Good morning, Albuquerque! Rich Boucher here, psychiatrist, jet astronaut and DitchRider Guest Leatheratrix for the month of June. This surely has been a fun ride thus far, and I feel quite proud to have helped Jon keep this thing rocking. So tell me: do you like poetry? Do you like Doritos? How about raspberries? I like all of those things.
I bring these things up because here's another thing I like, the work of Greg Candela - will you follow along with me?....
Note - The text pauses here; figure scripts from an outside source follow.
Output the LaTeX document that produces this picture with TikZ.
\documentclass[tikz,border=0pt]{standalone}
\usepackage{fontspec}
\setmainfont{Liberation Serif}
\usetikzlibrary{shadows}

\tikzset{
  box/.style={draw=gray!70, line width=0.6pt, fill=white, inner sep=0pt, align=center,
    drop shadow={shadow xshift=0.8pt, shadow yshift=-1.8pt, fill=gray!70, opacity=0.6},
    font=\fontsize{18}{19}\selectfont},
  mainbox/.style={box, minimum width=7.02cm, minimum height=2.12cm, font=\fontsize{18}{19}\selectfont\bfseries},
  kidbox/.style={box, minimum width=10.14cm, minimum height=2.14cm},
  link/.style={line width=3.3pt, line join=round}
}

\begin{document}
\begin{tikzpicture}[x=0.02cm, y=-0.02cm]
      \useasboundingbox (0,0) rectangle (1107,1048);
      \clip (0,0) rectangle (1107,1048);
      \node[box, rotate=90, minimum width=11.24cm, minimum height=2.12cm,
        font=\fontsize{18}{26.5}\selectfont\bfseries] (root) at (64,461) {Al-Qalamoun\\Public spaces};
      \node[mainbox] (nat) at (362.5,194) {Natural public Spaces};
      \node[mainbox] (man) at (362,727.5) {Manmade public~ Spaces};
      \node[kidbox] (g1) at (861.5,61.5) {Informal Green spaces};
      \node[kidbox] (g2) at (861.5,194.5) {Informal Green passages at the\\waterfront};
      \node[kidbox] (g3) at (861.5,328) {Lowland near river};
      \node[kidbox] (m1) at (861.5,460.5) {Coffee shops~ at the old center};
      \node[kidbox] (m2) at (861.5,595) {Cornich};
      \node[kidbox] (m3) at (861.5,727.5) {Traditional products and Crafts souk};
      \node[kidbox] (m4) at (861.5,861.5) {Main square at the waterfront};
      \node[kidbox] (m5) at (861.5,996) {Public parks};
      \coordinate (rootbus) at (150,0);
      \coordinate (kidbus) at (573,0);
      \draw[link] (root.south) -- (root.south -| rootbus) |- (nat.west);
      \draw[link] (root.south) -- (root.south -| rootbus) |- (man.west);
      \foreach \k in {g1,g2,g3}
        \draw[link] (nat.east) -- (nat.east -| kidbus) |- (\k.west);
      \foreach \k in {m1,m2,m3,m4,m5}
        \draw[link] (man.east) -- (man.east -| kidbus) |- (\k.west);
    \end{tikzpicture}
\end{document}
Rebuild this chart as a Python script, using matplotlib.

Gregory L. Candela is a professor emeritus at University of New Mexico where he taught creative writing, literature, theatre, technical writing and composition. He has published scholarlly essays on African American and American literature (e.g. in The Dictionary of Literary Biography and American Literature). He published a book of poems Surfing New Mexico (Crones Unlimited, 2001). Recent publications include poems in the Harwood Anthology, Conceptions Southwest, Adobe Walls, Malpais Review, Sin Fronteras and Italian Americana. In addition, he was a book reviewer (Southwest Book Views) and has authored six produced plays including El Mozo Regresa: The Kid Returns for KUNM's "Radio Theatre." Candela is an actor, director and a performing musician. He has traveled throughout Mexico over the past 40 years.
NEW MEXICO DAWN
After a fitful night of dark dreams,
the sun burned through the small
cupped fingers of my venetian blinds.
I yanked them up and knew
the luridness of clouds—red
orange, bruised purple—against
a nearly white, light-blue sky.
I knew the scene meant something
looked hard at ephemera that
would brook no review in any
Neanderthal’s or my life’s time
though his procanthic jaw would
have dropped farther than mine
because he had less science.
The cloudbank broke over the
Manzanos a dirty surf the foggy
morning after a drunken storm
staggered ashore, collapsed on
a grainy sand crack between
illuminated, garish yellow, black
electric edges, the sort of dawn
from which poets drag epiphany.
Yes. I had walked out on mother
church because I could not
abide that hoary, muscular sky
god fallen, after humping
mother earth six consecutive days
snoring, sonorously, as I attended
mass after enumerating my lewdnesses
to another guy called father who may
not have been a celibate. On bony
knees, on rosary beads, I counted Hail
Marys then tongued Jesus down my
throat. What has an inexplicable Catholic
adolescence to do with an inchoate dawn?
I don’t know . . . but both are gone.